- _RAW DATA_
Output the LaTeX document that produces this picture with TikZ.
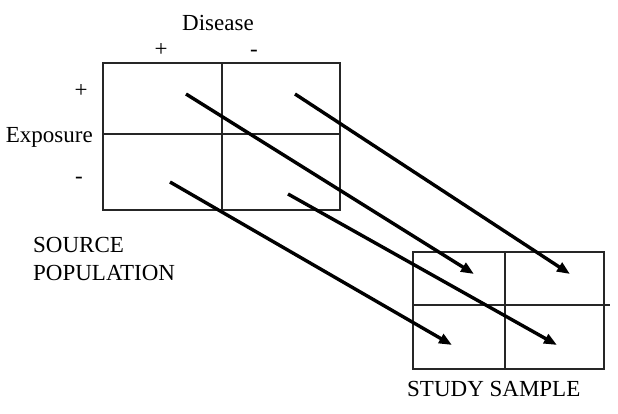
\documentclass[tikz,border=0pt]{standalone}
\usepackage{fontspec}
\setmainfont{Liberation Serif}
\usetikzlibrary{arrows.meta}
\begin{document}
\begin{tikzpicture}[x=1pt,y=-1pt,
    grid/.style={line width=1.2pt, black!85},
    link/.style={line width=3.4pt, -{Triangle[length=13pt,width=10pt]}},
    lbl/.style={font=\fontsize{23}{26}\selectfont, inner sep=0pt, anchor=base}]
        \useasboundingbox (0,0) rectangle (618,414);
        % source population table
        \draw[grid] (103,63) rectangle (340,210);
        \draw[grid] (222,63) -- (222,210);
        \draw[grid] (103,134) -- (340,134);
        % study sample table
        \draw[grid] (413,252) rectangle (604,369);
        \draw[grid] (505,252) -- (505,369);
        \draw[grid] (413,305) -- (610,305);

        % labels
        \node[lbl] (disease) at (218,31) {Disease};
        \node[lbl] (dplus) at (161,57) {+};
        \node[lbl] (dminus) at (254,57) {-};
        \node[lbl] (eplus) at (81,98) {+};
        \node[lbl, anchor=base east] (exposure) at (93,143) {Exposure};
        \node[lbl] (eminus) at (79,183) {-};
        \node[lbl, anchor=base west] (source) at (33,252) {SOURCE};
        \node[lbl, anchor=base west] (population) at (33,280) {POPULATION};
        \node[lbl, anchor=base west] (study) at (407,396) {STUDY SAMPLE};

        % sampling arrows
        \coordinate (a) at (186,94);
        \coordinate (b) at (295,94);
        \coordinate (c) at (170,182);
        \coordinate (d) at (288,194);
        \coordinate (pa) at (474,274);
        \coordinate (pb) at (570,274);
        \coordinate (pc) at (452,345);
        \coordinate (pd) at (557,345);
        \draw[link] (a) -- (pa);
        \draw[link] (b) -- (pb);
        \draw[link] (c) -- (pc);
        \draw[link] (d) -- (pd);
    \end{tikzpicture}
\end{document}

- _WHAT YOU NEED TO DO_
Write out the material above once more, exactly as it reads, with no pictures.

- _PROBLEM SOLUTION_
Output the LaTeX document that produces this picture with TikZ.
\documentclass[tikz,border=0pt]{standalone}
\usepackage{fontspec}
\setmainfont{Liberation Serif}
\usetikzlibrary{arrows.meta}
\begin{document}
\begin{tikzpicture}[x=1pt,y=-1pt,
    grid/.style={line width=1.2pt, black!85},
    link/.style={line width=3.4pt, -{Triangle[length=13pt,width=10pt]}},
    lbl/.style={font=\fontsize{23}{26}\selectfont, inner sep=0pt, anchor=base}]
        \useasboundingbox (0,0) rectangle (618,414);
        % source population table
        \draw[grid] (103,63) rectangle (340,210);
        \draw[grid] (222,63) -- (222,210);
        \draw[grid] (103,134) -- (340,134);
        % study sample table
        \draw[grid] (413,252) rectangle (604,369);
        \draw[grid] (505,252) -- (505,369);
        \draw[grid] (413,305) -- (610,305);

        % labels
        \node[lbl] (disease) at (218,31) {Disease};
        \node[lbl] (dplus) at (161,57) {+};
        \node[lbl] (dminus) at (254,57) {-};
        \node[lbl] (eplus) at (81,98) {+};
        \node[lbl, anchor=base east] (exposure) at (93,143) {Exposure};
        \node[lbl] (eminus) at (79,183) {-};
        \node[lbl, anchor=base west] (source) at (33,252) {SOURCE};
        \node[lbl, anchor=base west] (population) at (33,280) {POPULATION};
        \node[lbl, anchor=base west] (study) at (407,396) {STUDY SAMPLE};

        % sampling arrows
        \coordinate (a) at (186,94);
        \coordinate (b) at (295,94);
        \coordinate (c) at (170,182);
        \coordinate (d) at (288,194);
        \coordinate (pa) at (474,274);
        \coordinate (pb) at (570,274);
        \coordinate (pc) at (452,345);
        \coordinate (pd) at (557,345);
        \draw[link] (a) -- (pa);
        \draw[link] (b) -- (pb);
        \draw[link] (c) -- (pc);
        \draw[link] (d) -- (pd);
    \end{tikzpicture}
\end{document}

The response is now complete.